To: Gondring; FastCoyote
I don’t hate anyone, I am embarrassed for you as my brother. The above discussions quite clearly delineate the boundaries of bigotry.
As a matter of simple human decency, it is always best to assume the best in your neighbor rather than to assume the worst. When you assume the worst, you provoke a response from your neighbor, which seems to confirm your worst suspicions. I can have honest policy differences with Rudy or Huck or a Log Cabin yet show them respect for their beliefs. That courtesy to Mr. Romney is lacking here. There is no doubt that a long history of controversy and heresy has made attempts at ecumenical respect of Mormonism difficult.
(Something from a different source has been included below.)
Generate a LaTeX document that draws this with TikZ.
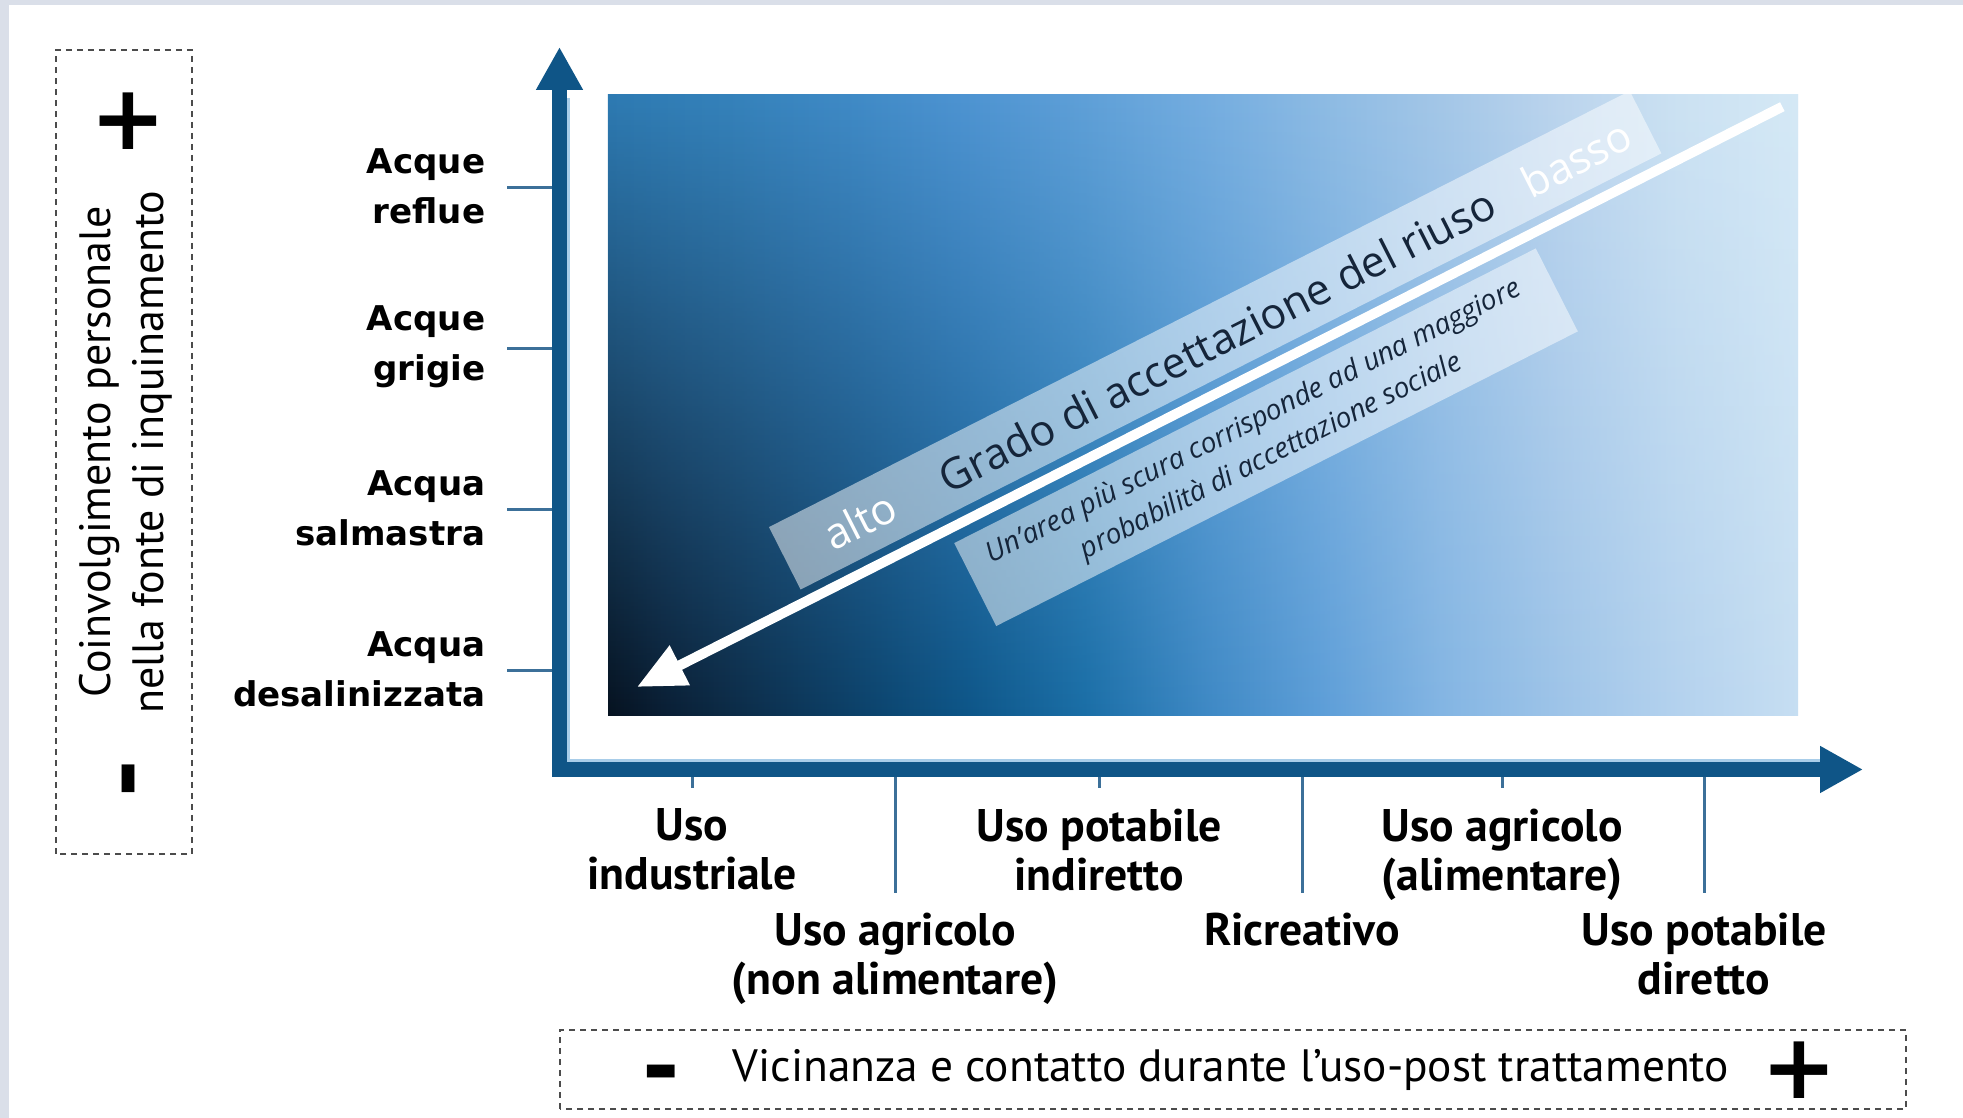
\documentclass[tikz,border=0pt]{standalone}
\usepackage{fontspec}
\setmainfont{PT Sans}
\newfontfamily\ylabfont{DejaVu Sans}
\newfontfamily\bandfont{Open Sans}
\usetikzlibrary{arrows.meta,positioning,fadings}

\definecolor{axisblue}{HTML}{0F5587}
\definecolor{tickblue}{HTML}{3C7099}
\definecolor{frameblue}{HTML}{DADFE9}
\definecolor{glowblue}{HTML}{A8CDE9}
\definecolor{bandtext}{HTML}{15253A}
% top row of the field
\definecolor{tA}{HTML}{2E7BB3}
\definecolor{tB}{HTML}{3582BB}
\definecolor{tC}{HTML}{3F8AC6}
\definecolor{tD}{HTML}{4E94D2}
\definecolor{tE}{HTML}{5FA0D8}
\definecolor{tF}{HTML}{74ADE0}
\definecolor{tG}{HTML}{8DBBE4}
\definecolor{tH}{HTML}{A4C7E8}
\definecolor{tI}{HTML}{BCD5EE}
\definecolor{tJ}{HTML}{CCE2F3}
\definecolor{tK}{HTML}{D5E9F6}
% bottom row of the field
\definecolor{bA}{HTML}{061220}
\definecolor{bB}{HTML}{0A1F35}
\definecolor{bC}{HTML}{0C2A45}
\definecolor{bD}{HTML}{0C3F66}
\definecolor{bE}{HTML}{0D5587}
\definecolor{bF}{HTML}{1A6EA6}
\definecolor{bG}{HTML}{3D88C4}
\definecolor{bH}{HTML}{5D9ED8}
\definecolor{bI}{HTML}{83B5E3}
\definecolor{bJ}{HTML}{9EC4E8}
\definecolor{bK}{HTML}{B4D2EE}
\definecolor{bL}{HTML}{C6DEF2}

\pgfdeclarehorizontalshading{fieldtop}{100bp}{color(0bp)=(tA); color(25bp)=(tA);
  color(30bp)=(tB); color(35bp)=(tC); color(40bp)=(tD); color(45bp)=(tE); color(50bp)=(tF);
  color(55bp)=(tG); color(60bp)=(tH); color(65bp)=(tI); color(70bp)=(tJ); color(75bp)=(tK); color(100bp)=(tK)}
\pgfdeclarehorizontalshading{fieldbottom}{100bp}{color(0bp)=(bA); color(25bp)=(bA);
  color(27.5bp)=(bB); color(30bp)=(bC); color(35bp)=(bD); color(40bp)=(bE); color(45bp)=(bF);
  color(50bp)=(bG); color(55bp)=(bH); color(60bp)=(bI); color(65bp)=(bJ); color(70bp)=(bK);
  color(75bp)=(bL); color(100bp)=(bL)}
\tikzfading[name=fade down, top color=transparent!0, middle color=transparent!62, bottom color=transparent!100]

\tikzset{
  axisline/.style={line width=0.15cm, axisblue},
  tickline/.style={line width=0.03cm, tickblue},
  ylab/.style={font=\ylabfont\bfseries\fontsize{9.7}{14.2}\selectfont, align=right, anchor=east, inner sep=0pt},
  xlab/.style={font=\bfseries\fontsize{13}{13.9}\selectfont, align=center, anchor=north, inner sep=0pt},
  dashbox/.style={draw=black!70, line width=0.02cm, dash pattern=on 0.06cm off 0.05cm},
  band/.style={fill=white, fill opacity=0.5},
  bandlab/.style={font=\bandfont\fontsize{12.2}{14}\selectfont, inner sep=0pt},
  signmark/.style={font=\ylabfont\bfseries\fontsize{25.7}{26}\selectfont, inner sep=0pt},
}

\begin{document}
\begin{tikzpicture}
    \useasboundingbox (0,0) rectangle (19.63,11.18);
    % Frame
    \fill[frameblue] (0,0) rectangle (19.63,11.18);
    \fill[white] (0.09,0) rectangle (19.63,11.13);

    % Acceptance field
    \shade[shading=fieldbottom] (6.08,4.02) rectangle (17.98,10.23);
    \shade[shading=fieldtop, path fading=fade down] (6.08,4.02) rectangle (17.98,10.23);

    % Bands and reuse arrow
    \begin{scope}
        \clip (6.08,4.02) rectangle (17.98,10.23);
        \begin{scope}[shift={(6.37,4.31)}, rotate=26.87, transform shape]
            \fill[band] (1.9,0.13) rectangle (11.55,0.83);
            \fill[band] (3.48,-0.15) rectangle (10.0,-1.08);
            \coordinate (tip) at (0,0);
            \coordinate (tail) at (12.84,0);
            \draw[white, line width=0.1cm, -{Triangle[length=0.48cm,width=0.42cm]}] (tail) -- (tip);
            \node[bandlab, text=white] (alto) at (2.74,0.48) {alto};
            \node[bandlab, text=bandtext] (grado) at (6.74,0.47) {Grado di accettazione del riuso};
            \node[bandlab, text=white] (basso) at (10.77,0.47) {basso};
            \node[font=\bandfont\itshape\fontsize{8}{11}\selectfont, text=bandtext, align=center] (nota) at (6.7,-0.62)
                {Un’area più scura corrisponde ad una maggiore\\probabilità di accettazione sociale};
        \end{scope}
    \end{scope}

    % Axes
    \coordinate (origin) at (5.595,3.485);
    \coordinate (ytop) at (5.595,10.71);
    \coordinate (xend) at (18.63,3.485);
    \draw[glowblue, line width=0.03cm] (5.685,10.2) -- (5.685,3.575) -- (18.2,3.575);
    \draw[axisline, {Triangle[length=0.43cm,width=0.44cm]}-{Triangle[length=0.43cm,width=0.44cm]}] (ytop) -- (origin) -- (xend);

    % Sources
    \foreach \y/\src [count=\i] in {4.47/{Acqua\\desalinizzata}, 6.08/{Acqua\\salmastra}, 7.69/{Acque\\grigie}, 9.30/{Acque\\reflue}} {
        \draw[tickline] (5.07,\y) -- (5.52,\y);
        \node[ylab] (src\i) at (4.86,\y+0.02) {\src};
    }

    % Uses
    \foreach \x/\tickend/\labtop/\use [count=\i] in {
        6.92/3.30/3.10/{Uso\\industriale},
        8.95/2.25/2.06/{Uso agricolo\\(non alimentare)},
        10.99/3.30/3.10/{Uso potabile\\indiretto},
        13.02/2.25/2.06/{Ricreativo},
        15.02/3.30/3.10/{Uso agricolo\\(alimentare)},
        17.04/2.25/2.06/{Uso potabile\\diretto}} {
        \draw[tickline] (\x,3.41) -- (\x,\tickend);
        \node[xlab] (use\i) at (\x,\labtop) {\use};
    }

    % Vertical legend
    \draw[dashbox] (0.56,2.64) rectangle (1.92,10.68);
    \node[signmark] (yplus) at (1.28,9.97) {+};
    \node[rotate=90, font=\fontsize{12.5}{15}\selectfont, align=center] (involve) at (1.26,6.66)
        {Coinvolgimento personale\\nella fonte di inquinamento};
    \node[signmark, rotate=90] (yminus) at (1.38,3.39) {-};

    % Horizontal legend
    \draw[dashbox] (5.60,0.09) rectangle (19.06,0.88);
    \node[signmark] (xminus) at (6.61,0.37) {-};
    \node[font=\fontsize{12.9}{15}\selectfont] (proximity) at (12.31,0.48)
        {Vicinanza e contatto durante l’uso-post trattamento};
    \node[signmark] (xplus) at (17.99,0.48) {+};
\end{tikzpicture}
\end{document}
I invite you to rise above this and Judge the man by the content of his character, and not the echo of rantings from the 1840s.
35 posted on
12/04/2007 5:29:55 AM PST by
mission9
(It ain't bragging if you can do it.)
To: mission9
As a matter of simple human decency, it is always best to assume the best in your neighbor rather than to assume the worst. Okay, so what's the best to assume?!?
- Is it "bad" to assume that he follows his religion faithfully?!?
- Is it "bad" to assume that he believes the Book of Mormon, which states clearly that the Bible is corrupt (I Nephi 13:28)?
- Is it "bad" to assume that he believes in the word of a guy who was arrested for fraud and later claimed to translate an Eygptian papyrus into the Book of Abraham (when it was really a funereal text [Book of Breathings])?
Or do we take his word that he believes "the echo of rantings from the 1840s"...and might be either disingenuous or gullible? Or are we to take it that he just is very open to change, from the lack of a closed canon?
How would it be "bigoted" to ponder these questions, any more than to question whether Sen. Fred Thompson's membership on the Senate Centrist Coalition indicates he might not be a conservative, as an example?
37 posted on
12/04/2007 4:40:11 PM PST by
Gondring
(I'll give up my right to die when hell freezes over my dead body!)